Harbor Commissioner San Mateo County, California
- In office January 11, 2011 – January 2019

Personal details
- Born: 1968 (age 57–58) Philippines
- Party: Democratic
- Education: University of California, Davis
- Occupation: Communications Division roles, Port of Oakland

= Robert Bernardo =

American politician

Robert Bernardo is an American politician and a member of the San Mateo County Harbor Commission. He was elected on November 2, 2010, with 79,008 votes from the 20 cities and 18 unincorporated towns that comprise San Mateo County, California. He was re-elected for another four-year term 2014 - 2018.

== Biography and career ==

Robert Bernardo was born in the Philippines to Rodolfo and Bituin Bernardo in 1968. Bernardo, the oldest son of a businessman and medical doctor, emigrated to the United States when he was 2 years old, and spent his childhood in the cities of Daly City, Pacifica and South San Francisco. Bernardo attended Junipero Serra High School in San Mateo, studied at the University of California, Davis and in 1991 received his B.A. degree in English.

Upon graduation, Bernardo began a career in journalism. He later worked at San Francisco non-profit organizations before working at the San Francisco District Attorney's Office as a criminal investigator. From 2002 Bernardo has worked full-time at the Port of Oakland, initially as a community relations officer and then in the communications division. He was promoted to Director of Communications in July 2021.

== Political career ==

Bernardo began his political career on the South San Francisco Personnel Board, where he served for three years before being appointed to the Planning Commission by the South San Francisco City Council. After serving three years on the Planning Commission, Bernardo decided to run for countywide office, for the San Mateo County Harbor Commission.
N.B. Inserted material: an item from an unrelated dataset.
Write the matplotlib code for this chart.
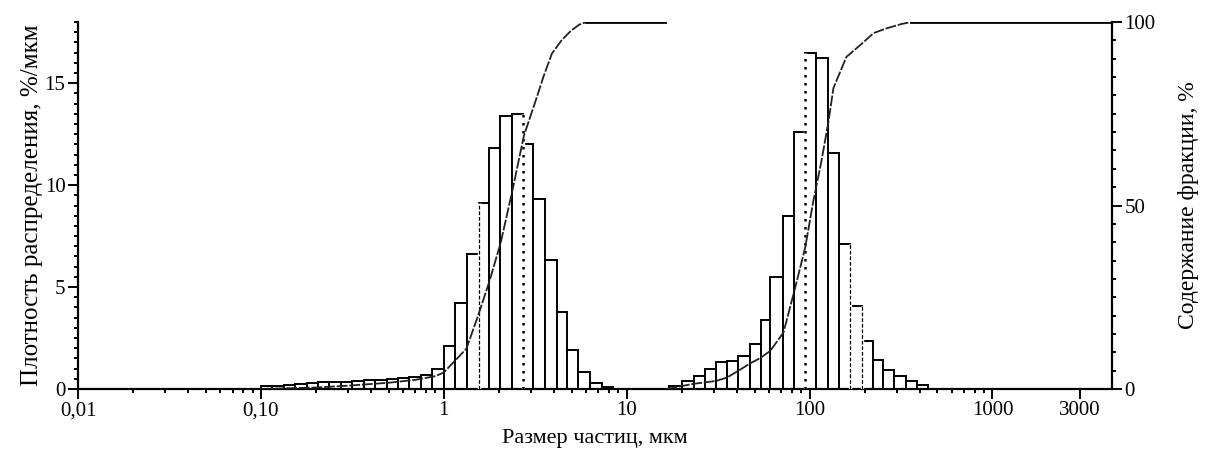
import numpy as np
import matplotlib
matplotlib.use('Agg')
import matplotlib.pyplot as plt
from matplotlib.ticker import FixedLocator, FixedFormatter, MultipleLocator, NullFormatter

plt.rcParams.update({
    'font.family': 'Liberation Serif',
    'font.size': 15,
    'axes.linewidth': 1.6,
    'xtick.direction': 'out',
    'ytick.direction': 'out',
})

# ---------------------------------------------------------------------------
# Data
# ---------------------------------------------------------------------------
# fine fraction: bin edges (um) and density (%/um)
edges_fine = [0.10, 0.115, 0.133, 0.154, 0.178, 0.205, 0.237, 0.274, 0.316,
              0.365, 0.422, 0.487, 0.562, 0.649, 0.75, 0.866, 1.0, 1.153,
              1.336, 1.548, 1.768, 2.031, 2.353, 2.703, 3.092, 3.578, 4.145,
              4.70, 5.445, 6.30, 7.30, 8.43]
dens_fine = [0.15, 0.15, 0.2, 0.22, 0.3, 0.32, 0.34, 0.36, 0.38, 0.42, 0.45,
             0.48, 0.52, 0.6, 0.7, 1.0, 2.1, 4.2, 6.6, 9.1, 11.8, 13.4, 13.5,
             12.0, 9.3, 6.35, 3.8, 1.9, 0.85, 0.3, 0.1]

# coarse fraction
edges_coarse = [17.0, 20.0, 23.2, 26.9, 30.9, 35.3, 40.4, 47.0, 54.2, 61.0,
                71.4, 82.4, 94.7, 108.8, 125.4, 145.2, 166.8, 193.1, 221.8,
                253.6, 290.2, 336.0, 385.5, 446.6]
dens_coarse = [0.15, 0.4, 0.65, 1.0, 1.3, 1.35, 1.6, 2.2, 3.4, 5.5, 8.5,
               12.6, 16.5, 16.25, 11.6, 7.1, 4.07, 2.36, 1.43, 0.95, 0.62,
               0.41, 0.2]

# cumulative content (%)
cum_fine_x = [0.10, 0.2, 0.3, 0.5, 0.7, 0.9, 1.0, 1.33, 1.54, 1.78, 2.05,
              2.37, 2.74, 3.2, 3.5, 3.9, 4.4, 4.95, 5.5, 6.0, 16.2]
cum_fine_y = [0, 0.4, 0.9, 1.7, 2.5, 3.5, 4.5, 11, 20, 29.5, 40, 54, 69, 79,
              85, 91.4, 95, 97.6, 99.3, 100, 100]

cum_coarse_x = [16.5, 20, 23.2, 30.9, 35.3, 40.9, 47.4, 54, 61, 72, 83.5,
                94.7, 105, 116, 127, 135, 159, 189, 224, 264, 320, 360, 4500]
cum_coarse_y = [0, 0.8, 1.4, 2.2, 3.1, 5, 7, 8.5, 10.4, 15.4, 27.7, 38.6,
                51.4, 62, 73, 82, 90.5, 93.7, 97, 98.3, 99.5, 100, 100]

# bar edges drawn as dashed / dotted lines
marks_dashed = [1.548, 166.8, 193.1]
marks_dotted = [2.703, 94.7]

xtick_major = [0.01, 0.1, 1, 10, 100, 1000, 3000]
xtick_labels = ['0,01', '0,10', '1', '10', '100', '1000', '3000']


def draw_hist(ax, edges, dens):
    edges = np.array(edges)
    ax.bar(edges[:-1], dens, width=np.diff(edges), align='edge',
           facecolor='white', edgecolor='black', linewidth=1.4, zorder=2)


def draw_mark(ax, x, style):
    for edges, dens in ((edges_fine, dens_fine), (edges_coarse, dens_coarse)):
        edges = np.array(edges)
        i = int(np.argmin(np.abs(edges - x)))
        if abs(edges[i] - x) > 1e-6:
            continue
        h = max(dens[max(i - 1, 0)], dens[min(i, len(dens) - 1)])
        ax.plot([x, x], [0, h], color='white', lw=2.4, zorder=3,
                solid_capstyle='butt')
        if style == 'dashed':
            ax.plot([x, x], [0, h], color='black', lw=0.9,
                    ls=(0, (3, 1.5)), zorder=4)
        else:
            ax.plot([x, x], [0, h], color='black', lw=1.8,
                    ls=(0, (1, 2.2)), zorder=4)


def draw_cum(ax, xs, ys):
    xs = np.array(xs)
    ys = np.array(ys)
    k = int(np.argmax(ys >= 100))
    ax.plot(xs[:k + 1], ys[:k + 1], color='#222222', lw=1.3,
            ls=(0, (6, 1)), zorder=5)
    ax.plot(xs[k:], ys[k:], color='black', lw=2.0, zorder=5)


def plot_psd():
    fig = plt.figure(figsize=(12.06, 4.5), dpi=100)
    ax = fig.add_axes([0.0647, 0.1356, 0.922 - 0.0647, 0.951 - 0.1356])
    ax2 = ax.twinx()

    draw_hist(ax, edges_fine, dens_fine)
    draw_hist(ax, edges_coarse, dens_coarse)
    for x in marks_dashed:
        draw_mark(ax, x, 'dashed')
    for x in marks_dotted:
        draw_mark(ax, x, 'dotted')

    draw_cum(ax2, cum_fine_x, cum_fine_y)
    draw_cum(ax2, cum_coarse_x, cum_coarse_y)

    ax.set_xscale('log')
    ax.set_xlim(0.01, 4500)
    ax.set_ylim(0, 18)
    ax2.set_ylim(0, 100)

    minors = [m * 10.0 ** e for e in range(-2, 3) for m in range(2, 10)]
    ax.xaxis.set_major_locator(FixedLocator(xtick_major))
    ax.xaxis.set_major_formatter(FixedFormatter(xtick_labels))
    ax.xaxis.set_minor_locator(FixedLocator(minors))
    ax.xaxis.set_minor_formatter(NullFormatter())

    ax.yaxis.set_major_locator(FixedLocator([0, 5, 10, 15]))
    ax.yaxis.set_minor_locator(MultipleLocator(0.5))
    ax2.yaxis.set_major_locator(FixedLocator([0, 50, 100]))
    ax2.yaxis.set_minor_locator(MultipleLocator(5))

    ax.tick_params(which='major', length=7, width=1.4, pad=2)
    ax.tick_params(which='minor', length=3, width=1.4)
    ax2.tick_params(which='major', length=7, width=1.4, pad=2)
    ax2.tick_params(which='minor', length=3, width=1.4)

    for sp in ('top', 'right'):
        ax.spines[sp].set_visible(False)
    for sp in ('top', 'left', 'bottom'):
        ax2.spines[sp].set_visible(False)

    ax.set_xlabel('Размер частиц, мкм', fontsize=16, labelpad=6)
    ax.set_ylabel('Плотность распределения, %/мкм', fontsize=18, labelpad=1)
    ax2.set_ylabel('Содержание фракции, %', fontsize=17, labelpad=16)

    fig.savefig('out.png', dpi=100)
    plt.close(fig)


if __name__ == '__main__':
    plot_psd()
=== Harbor Commission Election 2010 ===

When San Mateo County Harbor Commissioner Ken S. Lundie decided not to run for another term, three political newcomers decided to run for Lundie's open seat. Harbor Commission candidates included Robert Bernardo, Sabrina Brennan, and William Klear. The other available seat was held by incumbent and former Daly City Mayor Jim Tucker. During the midterm election on November 2, 2010, Bernardo received the most votes with 79,008 votes (33.2%), followed by Tucker with 70,865 votes (29.8%), Brennan with 61,222 votes (25.7%) and Klear with 26,743 (11.2%). Bernardo was sworn in on January 11, 2011, by his mother, Dr. Bituin Bernardo. Bernardo became the first Filipino elected to the San Mateo County Harbor Commission and he is also the highest-ranking Filipino and openly gay official in the U.S.

=== Harbor Commission Election 2014 ===

Bernardo was reelected in November 2014 in a tight race. Although he initially conceded on election night, the final vote tally showed that Bernardo had won by 292 votes. He did not run for a further term as harbor commissioner in 2018.

===Appointment Track Record===

In 2012 Bernardo's top choice for appointment to the San Mateo County Harbor District board of commissioners was Linda Koelling, to fill Commissioner Sally Campbell's seat. In 2013 Bernardo voted to appoint William Holsinger to fill Commissioner Leo Padreddii's seat. In both instances, 2012 and 2013, William Holsinger was appointed.

In November 2015 Bernardo voted to appoint Virginia Chang Kiraly to fill Commissioner Nicole David's seat.

===Board Officer===
Bernardo served as president of the Harbor Commission in 2013. He was elected as vice president of the Harbor Board of Commissioners in January 2018.

=== Other achievements ===
Bernardo was named Grand Marshal of the 2006 San Francisco Lesbian, Gay, Bisexual, and Transgender Pride Parade. He received the most votes in a field of nine candidates. Earlier that year, Bernardo was also selected as a “Top 40 Business Leader Under 40” by the Business Times newspaper. Bernardo is also a triple titleholder in beauty pageants, having won Mr. Pacific Friends San Francisco 1992, Mr. Gay Asian Pacific Alliance 1993, and First Runner-Up Mr. Asian International 1994.

=== Personal life ===
Bernardo was baptized as a Roman Catholic and attended Christian school (elementary through senior high), but converted to Judaism while in his mid-30s. He is active in the local Jewish community and his volunteer work includes speaking engagements at local high schools, college campuses and local businesses from topics that range from hate crime prevention to gay spirituality to running for public office. Bernardo is also fluent in Tagalog and French.